Following in the Lasallian tradition, the Department of Education at CBU offers undergraduate and graduate programs to prepare students for initial teaching licensure as well as advanced degrees, additional endorsements and educational leadership. The goal of the department is to prepare educators as servant-leaders who will contribute strongly to high-quality educational practice in their schools and communities. At the spiritual core of the department is the Lasallian Association of New Catholic Educators (LANCE) program. LANCE is a two-year academic/service program fashioned after the lives of the Christian Brothers. LANCE participants serve the underprivileged and at-risk youth of Memphis through teaching in the Catholic Schools. The program emphasizes the following core values:

  • Educating the poor and underserved through inspired and excellent teaching;
  • Ensuring caring, individualized attention to each student as a whole person;
  • Regarding teaching as a corporate and communal exercise; and
  • Contributing to the compassion and justice-seeking of each school in which one teaches.

At the foundation of the LANCE program is what is known as the “Call to Service.” Participants join the program to dedicate two years of their lives to teaching and helping others. The cohort members live in groups of five to seven men and women, sharing practical responsibilities, providing social support, and worshipping together in a setting that emphasizes stewardship for the students they serve.

Each member is employed full-time, on a reduced stipend, for two years in a school of the Diocese of Memphis. In addition, LANCE members complete a two-year program for a tuition–free graduate degree and initial teaching license (MAT). The residential model begins during the summer prior to the member’s first school year, and runs continuously until the conclusion of the second year of teaching. In addition, LANCE members participate in summer sessions and weekend retreats aimed at helping them grow in the context of Catholic teaching and in their own spiritual lives.

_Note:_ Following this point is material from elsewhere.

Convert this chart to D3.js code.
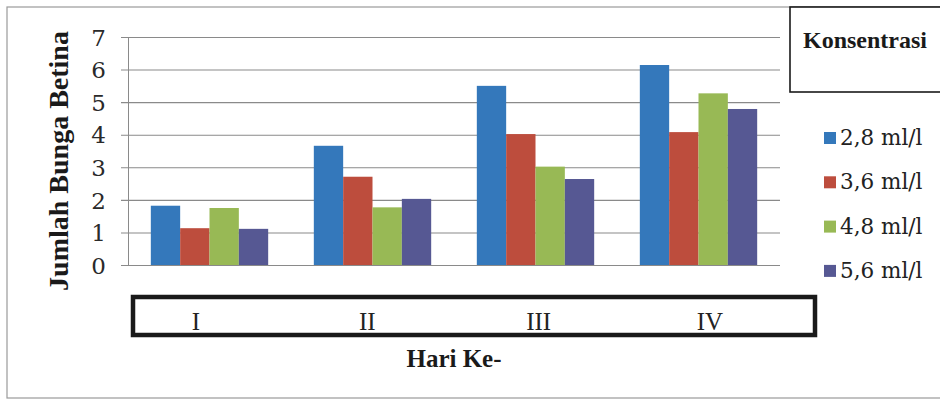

Founded in 2000 through a grant with the Alliance for Catholic Education (ACE) based at the University of Notre Dame, LANCE is a member of the University Consortium for Catholic Education (UCCE). It began its first cohort in 2003 with a group of seven members and continues today with cohort eight — for a total of 41 alumni and current participants. The students come from all over the United States to participate in the program and many have remained in Memphis to continue their teaching careers in Memphis public, charter and Catholic schools. Twenty- four of the 35 alumni are still teaching today.

What distinguishes this group of beginning teachers is, first, their academic preparedness before beginning the program. LANCE members have undergraduate degrees from colleges and universities such as De Paul, Stanford, Loyola, Loyola Marymount, Notre Dame, Providence College, St. Mary’s of California, CBU, Rhodes College, and the University of Dayton. Second, the LANCE participants undergo a rigorous application process. Third, they live in an intentional, Christian community where they worship together and collaborate both personally and professionally for two years. Finally, their teaching is closely monitored by a university supervisor and the director of LANCE who visit their classrooms three to five times per semester and oversee their daily lesson plans and initial professional development. The LANCE member also has a school mentor and coach who assists them transition from a fledgling to full-fledged teacher.

When I talk to these future teachers, it is blatantly apparent why the LANCE program is the heart and soul of our department and university. The program epitomizes all that is best of the Lasallian tradition. When I need to be reassured that our future is bright, all I need do is listen to the testimonials of current and former LANCE teachers:

“I chose to participate in LANCE because I wished to continue the tradition of a Catholic Christian school that educated me. The idea of living in a community of teachers unified in mission is very appealing to me. Education is a group/community effort, and LANCE allowed me to take part in that effort. I wanted to continue my formation as a Christian educator. “ — Thomas Klitz, Cohort 2 Alumnus

“Some people become teachers because they love the subject matter they teach. Others join the teaching profession because they love children and want to be a positive role model for young people. I joined LANCE for all these reasons. But most of all, I joined LANCE so that I could teach in the urban schools of Memphis and, to quote Mohandas Gandhi, ‘be the change I wish to see in the world.’” — Nicole Klitz, LANCE Director and Cohort 3 Alumnus

“Becoming a teacher for me is really about a love of the material. I think that English and Literature are incredibly valuable; at the same time, loving children and appreciating them in terms of their potential and promise brings me away from research or writing and into the classroom. I want to see these children succeed, and I can help them while being engaged in and celebrating something I really care about. Marrying the content with the pedagogical mission, all within the spirit and structure of the Lasallian charism, has really made teaching in LANCE the perfect opportunity for me. LANCE celebrates and capitalizes on the promise and potential of young teachers.

“Just like we trust our young students to engage material, to take chances, and to explore something new, LANCE trusts young teachers the same way, and I think that the close, Lasallian community is one which puts teaching at its forefront, and children as its mission. As much as I am growing in this program, I appreciate that, ultimately, LANCE is about students as much as it is about me.” — Andrew Moriarty, Cohort 8 member

When I hear future and current teachers speak like this, I hear the heart, and the soul, and the mind of the patron saint of teachers, and I, like he, can rest assured our children and the future of education are in good hands.